While Rom-Shiloni is a member of the Bible department, the Orit is not her specialty and she said she will be “learning alongside the students.” The copies of the Orit found in Israel were likely not written by Jews, Rom-Shiloni said, but rather by Ethiopian Orthodox priests. The Jewish community would then adapt the texts to Judaism, erasing overtly Christian sections, said Rom-Shiloni.

“And nevertheless they did develop a kind of a Jewish identity,” she said. “In developing their own tradition they found ways to work with the Bible in ways that were not Christian.”

There are competing narratives about the foundation of the Beta Israel community. Traditional lore puts down roots even prior to the First Temple, after the Exodus from Egypt, or just after the Temple’s fall, or that they are part of the lost tribe of Dan, or descendants of King Solomon’s son Menelik through the Queen of Sheba.
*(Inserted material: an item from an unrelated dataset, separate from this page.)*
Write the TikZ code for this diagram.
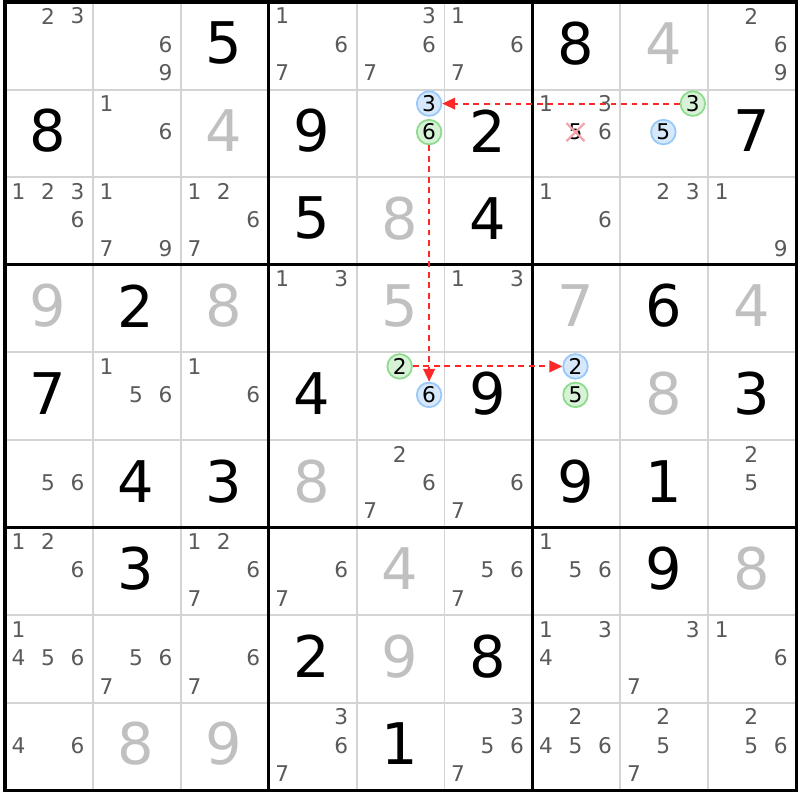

Another view suggests that the Ethiopian Jews evolved from Christians in circa the 14th-16th century, said Rom-Shiloni.

Ethiopian Bible manuscript (Faitlovitch Collection at TAU)
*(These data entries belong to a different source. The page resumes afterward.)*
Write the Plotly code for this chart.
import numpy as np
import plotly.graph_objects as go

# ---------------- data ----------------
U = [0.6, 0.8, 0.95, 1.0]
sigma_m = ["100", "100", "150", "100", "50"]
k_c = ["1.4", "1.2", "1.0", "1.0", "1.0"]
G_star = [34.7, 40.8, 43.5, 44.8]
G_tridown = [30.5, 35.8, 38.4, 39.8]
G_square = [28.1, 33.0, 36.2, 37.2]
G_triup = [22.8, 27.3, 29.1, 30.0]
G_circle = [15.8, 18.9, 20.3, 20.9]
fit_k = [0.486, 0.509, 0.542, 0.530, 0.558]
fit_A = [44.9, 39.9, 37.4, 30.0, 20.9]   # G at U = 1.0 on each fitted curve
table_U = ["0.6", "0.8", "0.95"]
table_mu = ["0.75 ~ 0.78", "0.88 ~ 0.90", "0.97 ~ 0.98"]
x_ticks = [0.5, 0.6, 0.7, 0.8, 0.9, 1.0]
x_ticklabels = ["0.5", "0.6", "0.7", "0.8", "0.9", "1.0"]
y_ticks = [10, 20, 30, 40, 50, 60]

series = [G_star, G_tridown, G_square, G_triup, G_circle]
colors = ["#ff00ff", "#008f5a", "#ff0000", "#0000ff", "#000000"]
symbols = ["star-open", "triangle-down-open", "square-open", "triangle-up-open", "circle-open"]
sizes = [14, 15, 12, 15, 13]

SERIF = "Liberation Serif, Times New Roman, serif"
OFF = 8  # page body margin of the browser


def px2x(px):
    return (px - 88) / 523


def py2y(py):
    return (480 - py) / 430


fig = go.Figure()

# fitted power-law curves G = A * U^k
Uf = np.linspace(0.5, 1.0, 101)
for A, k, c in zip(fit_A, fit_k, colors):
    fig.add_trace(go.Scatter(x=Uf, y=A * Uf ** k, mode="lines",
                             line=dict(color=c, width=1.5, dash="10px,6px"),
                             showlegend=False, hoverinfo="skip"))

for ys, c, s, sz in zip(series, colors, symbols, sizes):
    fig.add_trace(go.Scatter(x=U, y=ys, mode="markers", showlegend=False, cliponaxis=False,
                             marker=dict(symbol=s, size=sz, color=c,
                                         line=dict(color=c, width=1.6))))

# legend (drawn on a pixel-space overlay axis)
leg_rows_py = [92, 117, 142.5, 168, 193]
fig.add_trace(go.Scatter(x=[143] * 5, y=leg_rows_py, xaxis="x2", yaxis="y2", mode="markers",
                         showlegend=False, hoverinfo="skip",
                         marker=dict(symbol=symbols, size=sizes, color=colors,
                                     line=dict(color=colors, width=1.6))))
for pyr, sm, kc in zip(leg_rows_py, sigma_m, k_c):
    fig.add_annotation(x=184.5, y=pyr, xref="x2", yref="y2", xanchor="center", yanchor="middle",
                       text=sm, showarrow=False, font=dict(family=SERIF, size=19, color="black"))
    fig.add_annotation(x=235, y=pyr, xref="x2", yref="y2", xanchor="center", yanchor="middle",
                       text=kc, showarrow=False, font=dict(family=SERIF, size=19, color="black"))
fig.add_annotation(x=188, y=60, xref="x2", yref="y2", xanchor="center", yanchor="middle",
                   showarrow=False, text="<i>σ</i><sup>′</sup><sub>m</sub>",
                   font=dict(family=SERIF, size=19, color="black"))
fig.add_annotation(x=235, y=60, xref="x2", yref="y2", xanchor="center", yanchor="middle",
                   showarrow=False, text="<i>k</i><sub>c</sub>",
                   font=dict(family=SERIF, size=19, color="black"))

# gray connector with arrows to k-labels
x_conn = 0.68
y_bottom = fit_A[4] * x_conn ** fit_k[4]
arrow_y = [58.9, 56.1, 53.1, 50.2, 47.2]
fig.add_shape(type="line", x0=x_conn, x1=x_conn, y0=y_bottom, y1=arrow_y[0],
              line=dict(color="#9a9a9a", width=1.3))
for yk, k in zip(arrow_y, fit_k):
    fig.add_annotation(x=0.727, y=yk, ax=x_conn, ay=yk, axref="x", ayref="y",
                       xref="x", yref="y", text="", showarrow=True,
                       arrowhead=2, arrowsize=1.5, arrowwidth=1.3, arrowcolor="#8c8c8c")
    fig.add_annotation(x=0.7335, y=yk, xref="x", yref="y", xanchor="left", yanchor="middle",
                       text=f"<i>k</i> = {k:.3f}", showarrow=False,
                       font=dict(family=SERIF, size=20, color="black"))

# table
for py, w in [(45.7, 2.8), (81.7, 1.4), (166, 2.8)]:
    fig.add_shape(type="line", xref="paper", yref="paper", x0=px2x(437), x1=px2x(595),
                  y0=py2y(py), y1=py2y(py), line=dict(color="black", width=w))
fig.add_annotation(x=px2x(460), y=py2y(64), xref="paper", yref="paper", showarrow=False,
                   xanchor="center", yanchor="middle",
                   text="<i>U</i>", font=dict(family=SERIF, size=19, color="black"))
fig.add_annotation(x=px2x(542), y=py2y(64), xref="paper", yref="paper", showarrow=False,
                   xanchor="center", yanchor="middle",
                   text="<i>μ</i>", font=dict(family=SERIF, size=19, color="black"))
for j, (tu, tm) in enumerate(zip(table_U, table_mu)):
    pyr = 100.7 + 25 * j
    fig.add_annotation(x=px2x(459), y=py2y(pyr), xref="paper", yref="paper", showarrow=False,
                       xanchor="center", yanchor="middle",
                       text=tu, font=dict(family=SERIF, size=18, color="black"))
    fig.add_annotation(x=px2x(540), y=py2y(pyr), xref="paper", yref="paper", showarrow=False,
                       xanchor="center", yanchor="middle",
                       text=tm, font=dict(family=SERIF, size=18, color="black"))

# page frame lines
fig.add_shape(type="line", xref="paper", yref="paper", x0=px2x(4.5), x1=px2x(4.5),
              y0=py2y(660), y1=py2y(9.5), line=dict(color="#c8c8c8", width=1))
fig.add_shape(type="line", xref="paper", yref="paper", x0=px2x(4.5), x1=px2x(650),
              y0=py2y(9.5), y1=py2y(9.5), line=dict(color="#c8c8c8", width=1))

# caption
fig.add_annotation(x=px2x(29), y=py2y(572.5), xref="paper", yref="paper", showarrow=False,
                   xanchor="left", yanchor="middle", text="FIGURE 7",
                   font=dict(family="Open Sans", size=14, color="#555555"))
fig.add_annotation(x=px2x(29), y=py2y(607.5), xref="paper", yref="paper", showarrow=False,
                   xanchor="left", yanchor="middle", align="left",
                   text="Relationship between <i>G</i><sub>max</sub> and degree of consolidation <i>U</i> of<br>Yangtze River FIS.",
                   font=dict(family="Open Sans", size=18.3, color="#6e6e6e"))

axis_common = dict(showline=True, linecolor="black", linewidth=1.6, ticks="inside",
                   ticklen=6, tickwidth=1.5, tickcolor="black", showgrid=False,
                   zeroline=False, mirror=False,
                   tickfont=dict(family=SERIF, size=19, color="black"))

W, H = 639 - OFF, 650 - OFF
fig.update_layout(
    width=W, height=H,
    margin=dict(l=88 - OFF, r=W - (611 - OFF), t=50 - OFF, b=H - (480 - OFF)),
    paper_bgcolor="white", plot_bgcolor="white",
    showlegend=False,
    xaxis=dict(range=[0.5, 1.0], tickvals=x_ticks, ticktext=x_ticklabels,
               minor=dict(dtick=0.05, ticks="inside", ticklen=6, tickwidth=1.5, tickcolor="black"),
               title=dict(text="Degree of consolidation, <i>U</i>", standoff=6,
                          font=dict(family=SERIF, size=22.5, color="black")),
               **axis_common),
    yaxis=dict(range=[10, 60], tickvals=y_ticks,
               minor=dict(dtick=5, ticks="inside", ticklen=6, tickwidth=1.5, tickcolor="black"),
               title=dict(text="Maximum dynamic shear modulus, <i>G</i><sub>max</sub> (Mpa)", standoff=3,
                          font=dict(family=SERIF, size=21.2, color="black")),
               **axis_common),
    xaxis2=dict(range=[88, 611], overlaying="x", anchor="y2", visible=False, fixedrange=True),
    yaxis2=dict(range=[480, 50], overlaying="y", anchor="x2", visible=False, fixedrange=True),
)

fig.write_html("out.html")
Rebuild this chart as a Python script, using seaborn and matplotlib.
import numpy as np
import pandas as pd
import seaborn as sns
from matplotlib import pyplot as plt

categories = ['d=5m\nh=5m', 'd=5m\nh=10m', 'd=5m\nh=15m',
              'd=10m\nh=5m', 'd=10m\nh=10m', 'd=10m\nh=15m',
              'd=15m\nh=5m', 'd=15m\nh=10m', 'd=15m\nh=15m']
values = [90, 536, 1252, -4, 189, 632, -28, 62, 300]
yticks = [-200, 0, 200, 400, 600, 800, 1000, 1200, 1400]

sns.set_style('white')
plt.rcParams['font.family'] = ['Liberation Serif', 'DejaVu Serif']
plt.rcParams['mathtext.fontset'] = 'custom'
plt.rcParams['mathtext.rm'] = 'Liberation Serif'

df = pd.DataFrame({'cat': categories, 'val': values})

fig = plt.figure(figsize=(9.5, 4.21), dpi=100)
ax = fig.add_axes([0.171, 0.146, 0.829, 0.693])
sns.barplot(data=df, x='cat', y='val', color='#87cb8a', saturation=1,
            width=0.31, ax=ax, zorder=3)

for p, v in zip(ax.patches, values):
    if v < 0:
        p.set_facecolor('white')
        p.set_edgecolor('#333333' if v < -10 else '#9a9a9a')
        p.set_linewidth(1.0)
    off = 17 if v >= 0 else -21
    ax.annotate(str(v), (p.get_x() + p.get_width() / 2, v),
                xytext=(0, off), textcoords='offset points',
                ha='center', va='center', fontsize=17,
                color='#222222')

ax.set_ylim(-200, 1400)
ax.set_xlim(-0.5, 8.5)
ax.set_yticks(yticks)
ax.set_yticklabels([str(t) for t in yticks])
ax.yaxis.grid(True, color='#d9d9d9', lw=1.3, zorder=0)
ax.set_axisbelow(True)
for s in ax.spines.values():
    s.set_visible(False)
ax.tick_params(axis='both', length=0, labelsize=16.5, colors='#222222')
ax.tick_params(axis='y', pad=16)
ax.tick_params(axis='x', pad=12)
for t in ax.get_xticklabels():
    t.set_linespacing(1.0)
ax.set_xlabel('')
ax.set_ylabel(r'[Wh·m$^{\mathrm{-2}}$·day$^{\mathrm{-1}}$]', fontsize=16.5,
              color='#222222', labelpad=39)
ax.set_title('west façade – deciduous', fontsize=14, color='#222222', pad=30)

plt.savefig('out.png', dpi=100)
For her part, Rom-Shiloni is not interested in probing this riddle.

“The question of dating the tradition of the Beta Israel is something that is under debate, whether it has Jewish origins or ancient origins, or [it is] only secondary developments, or [a] transformation of Christian tradition,” she said. “It is a very delicate question and I’m not sure we’ll be able to go beyond what is commonly known. I hope not to get into this argument — the results could be very troubling for each side.”
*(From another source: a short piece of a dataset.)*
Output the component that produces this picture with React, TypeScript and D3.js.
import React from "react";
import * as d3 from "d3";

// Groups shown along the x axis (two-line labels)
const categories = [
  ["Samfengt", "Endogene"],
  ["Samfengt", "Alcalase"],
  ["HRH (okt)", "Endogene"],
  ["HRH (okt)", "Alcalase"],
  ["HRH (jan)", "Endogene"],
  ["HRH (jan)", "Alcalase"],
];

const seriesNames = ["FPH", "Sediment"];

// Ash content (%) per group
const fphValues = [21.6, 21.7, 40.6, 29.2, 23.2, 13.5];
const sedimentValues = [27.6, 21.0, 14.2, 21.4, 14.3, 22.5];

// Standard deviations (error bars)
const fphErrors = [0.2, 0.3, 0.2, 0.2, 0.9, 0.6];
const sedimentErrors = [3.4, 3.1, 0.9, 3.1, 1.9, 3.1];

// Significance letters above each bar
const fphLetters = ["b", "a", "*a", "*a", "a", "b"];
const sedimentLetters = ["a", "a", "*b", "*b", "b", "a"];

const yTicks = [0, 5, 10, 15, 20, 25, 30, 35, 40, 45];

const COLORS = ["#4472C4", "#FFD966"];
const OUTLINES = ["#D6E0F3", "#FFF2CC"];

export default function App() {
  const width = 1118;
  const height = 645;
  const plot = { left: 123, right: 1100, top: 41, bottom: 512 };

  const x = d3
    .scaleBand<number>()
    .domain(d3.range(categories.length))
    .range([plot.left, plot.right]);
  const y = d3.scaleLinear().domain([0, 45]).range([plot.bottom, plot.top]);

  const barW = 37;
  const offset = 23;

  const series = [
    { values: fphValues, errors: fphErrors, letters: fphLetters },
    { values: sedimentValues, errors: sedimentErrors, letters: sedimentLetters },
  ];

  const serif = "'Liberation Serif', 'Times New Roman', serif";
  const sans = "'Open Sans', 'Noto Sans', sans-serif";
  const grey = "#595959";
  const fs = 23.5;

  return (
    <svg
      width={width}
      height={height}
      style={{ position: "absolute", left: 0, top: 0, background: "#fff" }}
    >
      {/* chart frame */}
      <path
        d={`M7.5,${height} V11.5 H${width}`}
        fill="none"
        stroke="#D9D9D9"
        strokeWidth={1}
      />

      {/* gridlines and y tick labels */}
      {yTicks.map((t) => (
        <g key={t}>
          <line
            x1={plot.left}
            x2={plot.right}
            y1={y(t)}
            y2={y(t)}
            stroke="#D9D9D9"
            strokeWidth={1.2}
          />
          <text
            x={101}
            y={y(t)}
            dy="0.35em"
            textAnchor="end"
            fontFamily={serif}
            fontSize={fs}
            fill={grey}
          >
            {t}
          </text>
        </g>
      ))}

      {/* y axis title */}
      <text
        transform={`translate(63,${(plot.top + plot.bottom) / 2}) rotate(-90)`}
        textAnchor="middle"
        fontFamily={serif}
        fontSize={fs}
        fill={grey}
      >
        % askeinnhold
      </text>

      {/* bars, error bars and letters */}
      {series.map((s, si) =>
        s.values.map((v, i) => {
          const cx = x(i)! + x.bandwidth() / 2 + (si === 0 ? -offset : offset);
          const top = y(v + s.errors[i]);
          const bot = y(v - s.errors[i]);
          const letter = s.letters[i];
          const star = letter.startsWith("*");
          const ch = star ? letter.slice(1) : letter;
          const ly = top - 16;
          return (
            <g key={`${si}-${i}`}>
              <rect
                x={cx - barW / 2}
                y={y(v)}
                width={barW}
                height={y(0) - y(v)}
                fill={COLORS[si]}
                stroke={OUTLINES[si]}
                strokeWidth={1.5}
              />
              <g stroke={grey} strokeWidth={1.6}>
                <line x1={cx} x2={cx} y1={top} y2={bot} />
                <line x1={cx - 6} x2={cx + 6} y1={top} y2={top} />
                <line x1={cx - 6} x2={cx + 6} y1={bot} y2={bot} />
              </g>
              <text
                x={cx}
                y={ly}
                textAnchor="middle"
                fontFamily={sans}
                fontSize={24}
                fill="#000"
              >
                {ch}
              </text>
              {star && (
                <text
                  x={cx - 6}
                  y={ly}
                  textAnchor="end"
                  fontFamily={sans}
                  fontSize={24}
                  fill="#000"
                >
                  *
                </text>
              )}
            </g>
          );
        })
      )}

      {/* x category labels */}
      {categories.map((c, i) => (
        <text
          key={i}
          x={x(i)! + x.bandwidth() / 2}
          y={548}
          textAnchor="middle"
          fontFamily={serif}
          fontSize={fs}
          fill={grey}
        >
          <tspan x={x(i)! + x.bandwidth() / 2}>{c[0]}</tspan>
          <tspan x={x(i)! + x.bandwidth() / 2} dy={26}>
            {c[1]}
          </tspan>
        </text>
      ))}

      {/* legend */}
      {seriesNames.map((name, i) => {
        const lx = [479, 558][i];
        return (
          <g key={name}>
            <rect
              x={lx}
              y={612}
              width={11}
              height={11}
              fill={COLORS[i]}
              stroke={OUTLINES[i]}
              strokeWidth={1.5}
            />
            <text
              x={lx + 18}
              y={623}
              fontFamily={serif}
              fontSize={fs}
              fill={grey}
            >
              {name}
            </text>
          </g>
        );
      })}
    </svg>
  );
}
However, she said, regardless of whether the Jewish group is thousands of years old or has existed for “only” centuries, the group has been interacting with scripture as Jews for hundreds of years, and has developed its own contribution to the Jewish canon, she said. The neglected traditions are clearly worthy of scholarly study.

“Here we have a community that is very unique — they are Jewish and their manuscript goes with the Septuagint. Even [just] as a biblical scholar it is fascinating to investigate,” she said. All the more so due to their “constant negotiations with their Jewish identity.”